We often think of Hot House as we do some of our well-meaning but clueless relatives: we love them even if they ship their screener DVDs to us in oversized, wasteful packaging that won't even fit through our stretched-out mail hole. And like our Aunt Barbara (as well as a lot of porn companies, to be fair), Hot House also sometimes does things that make little sense to anyone but themselves--for example, the box cover for the soon-to-be-released "Paging Dr. Finger".

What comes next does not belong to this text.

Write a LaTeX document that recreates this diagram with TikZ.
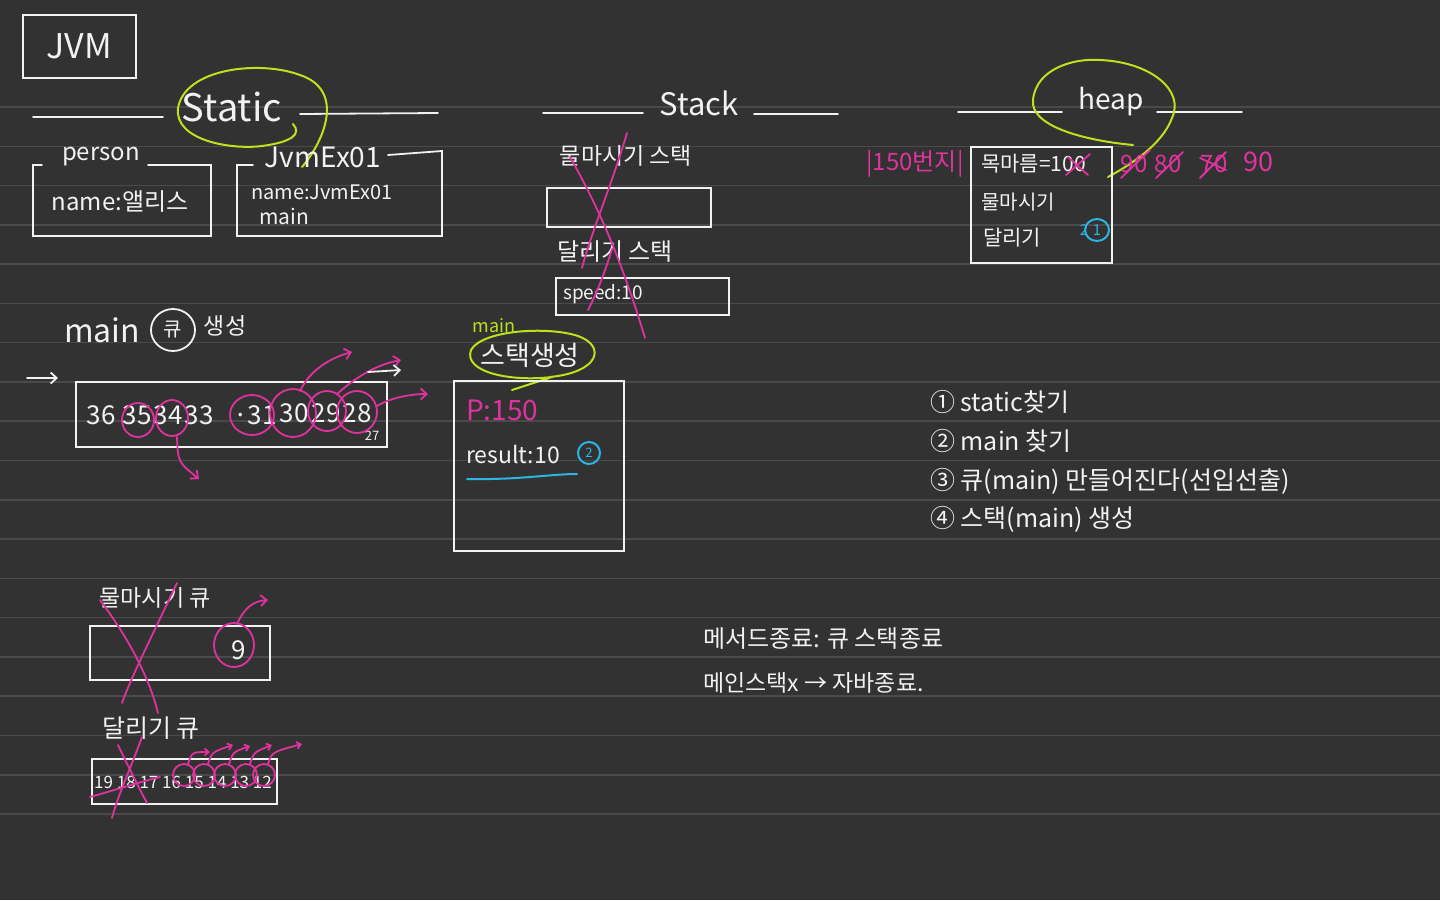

At the moment we've got at least three problems with this one, though data is still coming in. So far, here's what we know:
1. The title is way out there: Is it supposed to be a reference to "Paging Dr. Gupta"? Because we're not even sure that segment still runs on CNN, which means lost points for currency and obscurity. What's next--a riff on "Rhoda"? (Actually, we'd love to see a gay porn version of "Rhoda". But we digress.) We thought the title might be implying that there would be fisting going on--you know, one digit at a time--but the press copy makes no mention of that, only the usual "fucking his muscle butt" stuff. Also: when we think of fingering, we tend to think of vaginas. Which brings us to ...
2. Jake Dakota's ass has been vandalized! Specifically--and we have interns on the ground doing round-the-clock research to verify this--that shot of Jake's ass looks to be one of the Great Photoshop Disasters of Our Lifetime. Compare this eerily hairless, pre-teen version of his hole with, say, this photo from his Xtube profile. That's a fuzzy butt, no? In keeping with his whole fuzzy daddy aesthetic, no? Now look at the cover again: An oil drum full of Nair couldn't wreak such havoc on such a beautifully hairy ass. Someone in the retouching department got greedy. Not to mention that it looks just plain weird, given his swarthiness north of the equator. And finally ...
3. Who the hell uses pagers anymore?